Em São Paulo por conta de um evento, precisei fazer um ajuste no vestido que usaria à noite, num jantar com amigos. Fui a uma costureira a jato recomendada pelo hotel. Enquanto ela marcava a bainha, comentou:
– O seu rosto não me é estranho. Você não é aquela menina…
– Obrigada pelo ‘menina’.
A gentil costureira sorriu e prosseguiu:
– Aquela menina que escreve e faz programa?
– Bruna Surfistinha?
Ah! Não resisti.
– Não! Escreve para adolescentes e faz programa de televisão. Aquele Bola Redonda.
– Bolsa Redonda!
– Isso! No Globo Esporte!
– Esporte Espetacular.
– Isso! Isso! – vibrou antes de decretar: – Você é tão diferente na televisão!
Ô-ou…
Sempre morro de medo de “diferente”. Mas ok, não podia deixar o assunto esgotar, ela estava visivelmente doida pra levar o papo adiante.
– Diferente como?
– Ah… Diferente.
Diferente ponto. Ou seja, era bem diferente mesmo. Sei que ela queria falar mas estava um pouco encabulada. Anos de terapia me fizeram entender um pouco melhor a mente humana. Instiguei:
– Diferente bom ou diferente ruim?
– Diferente diferente.
Fiz a pergunta que não queria calar.
– Diferente gorda?
– Isso! Diferente G-O-R-D-A! – exclamou, felicíssima. – G-O-R-D-A! – repetiu para enfatizar. – É isso que você é na televisão: GOR-DA! – disse mais uma vez. Não custava dar mais uma frisadinha, né?
Se eu fosse diferente Angelina Jolie duvido que ela demonstrasse tamanha empolgação.
Fiquei muda.
Tudo bem, ela preencheu o silêncio por mim.
– E você é tão miúda, braço fininho, cinturinha… Como é que pode, meu Deus? Tevê engorda mesmo!
– Mas eu fico muito gorda?
– Fica.
Nada contra ser gorda, mas há uns anos entrei de cabeça na corrida, no treino funcional e na boa alimentação e nunca pesei tão pouco!
– E dizem que lá no Rio é melhor ser ladrão do que gordo hoje em dia, né?
– Que absurdo! Se a pessoa estiver saudável e feliz, qual o problema de uns quilos a mais? – rebati.
– Nenhum problema. Mas é que você é magra na vida real e na tevê parece uma troglodita de academia, dessas que tomam bomba, sabe?
– Ah, não pareço mesmo!
– Parece sim. Sabe Mulher Fruta?
– Sei.
– É você no vídeo.
Estava piorando! Mulher Fruta? Eu?
– Você fica com bração, pernão, bundão.
Tive vontade de saber como ela repara na minha bunda se passo o quadro inteiro sentada. Resolvi perguntar outra coisa.

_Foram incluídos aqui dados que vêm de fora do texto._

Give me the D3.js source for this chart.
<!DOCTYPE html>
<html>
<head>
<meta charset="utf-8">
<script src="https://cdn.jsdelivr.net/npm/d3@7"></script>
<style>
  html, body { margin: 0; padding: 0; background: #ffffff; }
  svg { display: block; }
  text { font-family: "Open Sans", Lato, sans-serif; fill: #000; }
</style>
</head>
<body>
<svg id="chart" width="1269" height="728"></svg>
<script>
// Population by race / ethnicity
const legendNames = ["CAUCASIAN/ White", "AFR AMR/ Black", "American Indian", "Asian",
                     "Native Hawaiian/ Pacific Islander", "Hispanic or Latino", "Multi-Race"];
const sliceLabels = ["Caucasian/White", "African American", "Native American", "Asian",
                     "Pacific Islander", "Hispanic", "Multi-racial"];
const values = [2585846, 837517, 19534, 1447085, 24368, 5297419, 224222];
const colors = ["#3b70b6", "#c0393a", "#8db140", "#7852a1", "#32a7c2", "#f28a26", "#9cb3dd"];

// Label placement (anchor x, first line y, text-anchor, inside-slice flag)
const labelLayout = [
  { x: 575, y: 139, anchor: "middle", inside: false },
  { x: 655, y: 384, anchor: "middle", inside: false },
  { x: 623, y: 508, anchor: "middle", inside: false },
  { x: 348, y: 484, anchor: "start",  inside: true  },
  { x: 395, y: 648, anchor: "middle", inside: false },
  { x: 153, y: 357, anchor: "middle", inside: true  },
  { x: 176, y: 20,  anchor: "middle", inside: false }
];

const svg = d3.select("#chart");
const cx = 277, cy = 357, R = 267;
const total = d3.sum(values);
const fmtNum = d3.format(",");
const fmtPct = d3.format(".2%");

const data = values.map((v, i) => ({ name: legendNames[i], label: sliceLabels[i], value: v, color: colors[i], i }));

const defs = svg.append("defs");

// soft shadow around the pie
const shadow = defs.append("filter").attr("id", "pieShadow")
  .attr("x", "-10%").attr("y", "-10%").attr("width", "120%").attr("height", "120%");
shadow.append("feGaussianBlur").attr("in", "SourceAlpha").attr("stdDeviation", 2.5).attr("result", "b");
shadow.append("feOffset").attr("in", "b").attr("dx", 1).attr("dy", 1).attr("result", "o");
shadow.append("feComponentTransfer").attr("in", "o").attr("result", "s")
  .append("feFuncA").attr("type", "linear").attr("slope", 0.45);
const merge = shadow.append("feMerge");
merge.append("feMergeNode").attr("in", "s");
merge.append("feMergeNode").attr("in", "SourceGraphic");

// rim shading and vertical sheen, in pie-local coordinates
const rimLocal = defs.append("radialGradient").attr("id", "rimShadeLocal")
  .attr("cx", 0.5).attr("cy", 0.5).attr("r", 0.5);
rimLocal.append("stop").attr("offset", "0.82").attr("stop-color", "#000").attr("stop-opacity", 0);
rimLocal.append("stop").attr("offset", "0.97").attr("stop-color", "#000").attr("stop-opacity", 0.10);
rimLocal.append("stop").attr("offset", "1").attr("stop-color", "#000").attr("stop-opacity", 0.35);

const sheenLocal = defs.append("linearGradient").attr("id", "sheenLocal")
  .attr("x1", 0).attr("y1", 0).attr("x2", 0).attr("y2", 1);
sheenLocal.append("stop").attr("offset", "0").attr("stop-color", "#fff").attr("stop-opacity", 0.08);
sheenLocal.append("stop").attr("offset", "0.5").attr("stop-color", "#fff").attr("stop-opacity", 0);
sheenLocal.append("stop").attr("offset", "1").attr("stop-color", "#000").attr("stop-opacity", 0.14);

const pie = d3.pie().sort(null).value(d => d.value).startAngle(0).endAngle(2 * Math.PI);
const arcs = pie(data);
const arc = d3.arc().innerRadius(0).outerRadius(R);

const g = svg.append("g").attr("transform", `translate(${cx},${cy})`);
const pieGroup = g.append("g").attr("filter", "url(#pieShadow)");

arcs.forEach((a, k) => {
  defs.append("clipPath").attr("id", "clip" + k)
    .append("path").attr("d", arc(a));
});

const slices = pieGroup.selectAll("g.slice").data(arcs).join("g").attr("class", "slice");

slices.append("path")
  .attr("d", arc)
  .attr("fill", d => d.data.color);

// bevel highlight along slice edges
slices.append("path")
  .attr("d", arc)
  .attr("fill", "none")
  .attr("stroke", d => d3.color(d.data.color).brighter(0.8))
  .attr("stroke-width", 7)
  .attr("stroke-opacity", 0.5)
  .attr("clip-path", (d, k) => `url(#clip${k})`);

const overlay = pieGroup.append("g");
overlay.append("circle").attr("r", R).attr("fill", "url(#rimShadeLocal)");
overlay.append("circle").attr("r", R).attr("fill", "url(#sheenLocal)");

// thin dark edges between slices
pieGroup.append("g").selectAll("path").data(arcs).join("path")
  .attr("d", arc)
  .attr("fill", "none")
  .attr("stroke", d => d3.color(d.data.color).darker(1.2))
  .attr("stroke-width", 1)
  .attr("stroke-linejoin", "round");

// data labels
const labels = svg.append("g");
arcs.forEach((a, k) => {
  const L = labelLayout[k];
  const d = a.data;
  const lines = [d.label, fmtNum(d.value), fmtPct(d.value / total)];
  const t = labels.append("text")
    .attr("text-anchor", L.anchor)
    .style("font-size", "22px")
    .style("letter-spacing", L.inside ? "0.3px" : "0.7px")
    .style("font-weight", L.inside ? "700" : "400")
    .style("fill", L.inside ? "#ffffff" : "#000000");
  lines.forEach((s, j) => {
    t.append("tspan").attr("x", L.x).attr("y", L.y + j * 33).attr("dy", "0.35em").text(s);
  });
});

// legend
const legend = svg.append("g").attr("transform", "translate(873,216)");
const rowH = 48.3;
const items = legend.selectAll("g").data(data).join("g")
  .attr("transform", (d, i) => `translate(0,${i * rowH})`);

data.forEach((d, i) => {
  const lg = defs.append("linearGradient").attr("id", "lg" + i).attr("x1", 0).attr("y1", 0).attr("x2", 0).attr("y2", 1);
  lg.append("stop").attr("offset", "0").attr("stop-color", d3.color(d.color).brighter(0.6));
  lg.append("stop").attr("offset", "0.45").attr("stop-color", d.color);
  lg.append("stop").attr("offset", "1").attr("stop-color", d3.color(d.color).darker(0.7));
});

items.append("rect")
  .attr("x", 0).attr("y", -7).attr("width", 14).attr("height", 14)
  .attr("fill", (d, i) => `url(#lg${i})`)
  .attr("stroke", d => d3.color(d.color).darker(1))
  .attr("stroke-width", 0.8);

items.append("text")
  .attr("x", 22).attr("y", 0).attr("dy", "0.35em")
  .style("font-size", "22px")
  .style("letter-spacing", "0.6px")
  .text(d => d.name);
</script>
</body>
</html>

– Vem cá: eu fico gorda ou Mulher Fruta?
– Fica mulherão. Toda grande. Parece altíssima!
– Mulherão é diferente de mulher fruta, que é diferente de gorda. A senhora está me confundindo.
– Ai, meu Deus, como é que vou dizer? Você não me leva a mal, mas acho você… você é feia na televisão. Pronto, falei, não aguentei, sou sincera.
Ah, tá.
– Independentemente do corpo, sua cara no vídeo não faz jus a você – alfinetou. – Fica feia mesmo. Cara de travesti pobre, sabe?
– Não, não sei – disse. – A senhora consegue me entregar o vestido até as sete? – consegui mudar de assunto. Ufa!
– Claro.
Na saída, depois que paguei, a costureira arrematou:
– Você está tão calada… Ficou chateada comigo? Não fica!
– Imagina! Nada chateada.
É sempre uma delícia ouvir que sou feia, quis acrescentar.
Mas não acrescentei. Preferi elogiar a rapidez do serviço e sair logo dali.
– Muito bom contar com um serviç…
– Não perde seu tempo se preocupando com o que eu falei, o problema no Bola Redonda não é você – cortou ela. – É a comparação.
Gente! A mulher não parava! Alguém podia cerzir a boca daquela tagarela!
– Comparação?
– É! A gente vê você e compara com as outras três, aí ferrou! Elas são tão bonitas e tão elegantes… Você some do lado delas.
Feia, grande, cafona e apagada. Costureira bacana.
O vestido chegou na hora marcada ao hotel. Pelo menos isso.
Já de volta ao Rio, no elevador do meu prédio, uma vizinha entra e pergunta:
– Você é a Thalita? Nossa! Tão mais magra e tão mais novinha do que a gente vê nas fotos!
Nem sei que fotos, mas lavou minha alma.
Por mais clichê que isso pareça, se você está feliz e se sentindo bem, não importa a opinião dos outros.
Mas cara de travesti pobre tem a sua mãe!